[start]

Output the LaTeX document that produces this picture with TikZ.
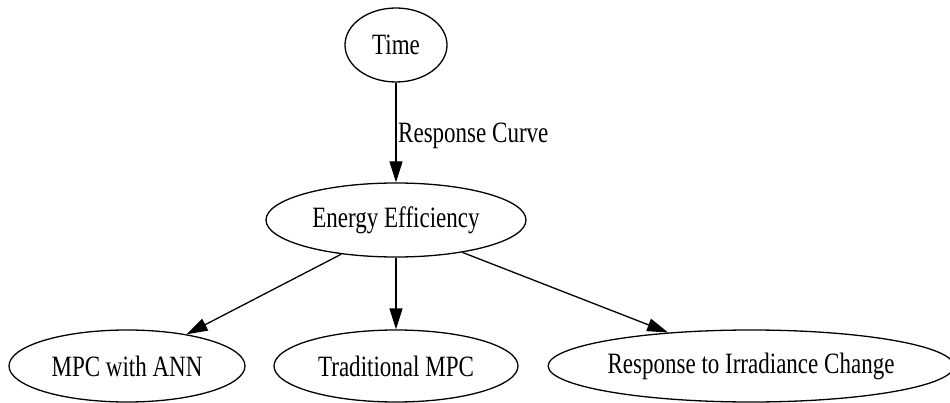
\documentclass[tikz,border=0pt]{standalone}
\usepackage{fontspec}
\setmainfont{Liberation Serif}
\usetikzlibrary{shapes.geometric,arrows.meta}

% narrow graph text, as set by the renderer
\newcommand{\gtext}[1]{\scalebox{0.78}[1]{#1}}

\tikzset{
  gnode/.style={draw, ellipse, line width=1.3pt, inner sep=0pt,
    font=\fontsize{29.5}{34}\selectfont},
  gedge/.style={draw, line width=1.3pt,
    -{Triangle[length=21pt,width=13pt]}},
  glabel/.style={inner sep=0pt, font=\fontsize{29.5}{34}\selectfont}
}

\begin{document}
\begin{tikzpicture}[x=1pt,y=-1pt]
  \useasboundingbox (0,0) rectangle (950,403);

  \node[gnode, minimum width=102pt, minimum height=74pt] (time) at (396,45) {\gtext{Time}};
  \node[gnode, minimum width=260pt, minimum height=74pt] (ee) at (396,220) {\gtext{Energy Efficiency}};
  \node[gnode, minimum width=236pt, minimum height=72pt] (ann) at (127,366) {\gtext{MPC with ANN}};
  \node[gnode, minimum width=244pt, minimum height=72pt] (trad) at (396,366) {\gtext{Traditional MPC}};
  \node[gnode, minimum width=392pt, minimum height=72pt] (irr) at (751,366) {\gtext{Response to Irradiance Change}};

  \draw[gedge] (time) -- (ee);
  \node[glabel, anchor=base west] (lbl) at (398,143) {\gtext{Response Curve}};

  \draw[gedge] (ee.212) -- (ann.28);
  \draw[gedge] (ee) -- (trad);
  \draw[gedge] (ee.334) -- (irr.158);
\end{tikzpicture}
\end{document}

[end]

> [To be done]:
Every line above should be repeated exactly; pictures stay out of the copy.

> [Full output]:
Output the LaTeX document that produces this picture with TikZ.
\documentclass[tikz,border=0pt]{standalone}
\usepackage{fontspec}
\setmainfont{Liberation Serif}
\usetikzlibrary{shapes.geometric,arrows.meta}

% narrow graph text, as set by the renderer
\newcommand{\gtext}[1]{\scalebox{0.78}[1]{#1}}

\tikzset{
  gnode/.style={draw, ellipse, line width=1.3pt, inner sep=0pt,
    font=\fontsize{29.5}{34}\selectfont},
  gedge/.style={draw, line width=1.3pt,
    -{Triangle[length=21pt,width=13pt]}},
  glabel/.style={inner sep=0pt, font=\fontsize{29.5}{34}\selectfont}
}

\begin{document}
\begin{tikzpicture}[x=1pt,y=-1pt]
  \useasboundingbox (0,0) rectangle (950,403);

  \node[gnode, minimum width=102pt, minimum height=74pt] (time) at (396,45) {\gtext{Time}};
  \node[gnode, minimum width=260pt, minimum height=74pt] (ee) at (396,220) {\gtext{Energy Efficiency}};
  \node[gnode, minimum width=236pt, minimum height=72pt] (ann) at (127,366) {\gtext{MPC with ANN}};
  \node[gnode, minimum width=244pt, minimum height=72pt] (trad) at (396,366) {\gtext{Traditional MPC}};
  \node[gnode, minimum width=392pt, minimum height=72pt] (irr) at (751,366) {\gtext{Response to Irradiance Change}};

  \draw[gedge] (time) -- (ee);
  \node[glabel, anchor=base west] (lbl) at (398,143) {\gtext{Response Curve}};

  \draw[gedge] (ee.212) -- (ann.28);
  \draw[gedge] (ee) -- (trad);
  \draw[gedge] (ee.334) -- (irr.158);
\end{tikzpicture}
\end{document}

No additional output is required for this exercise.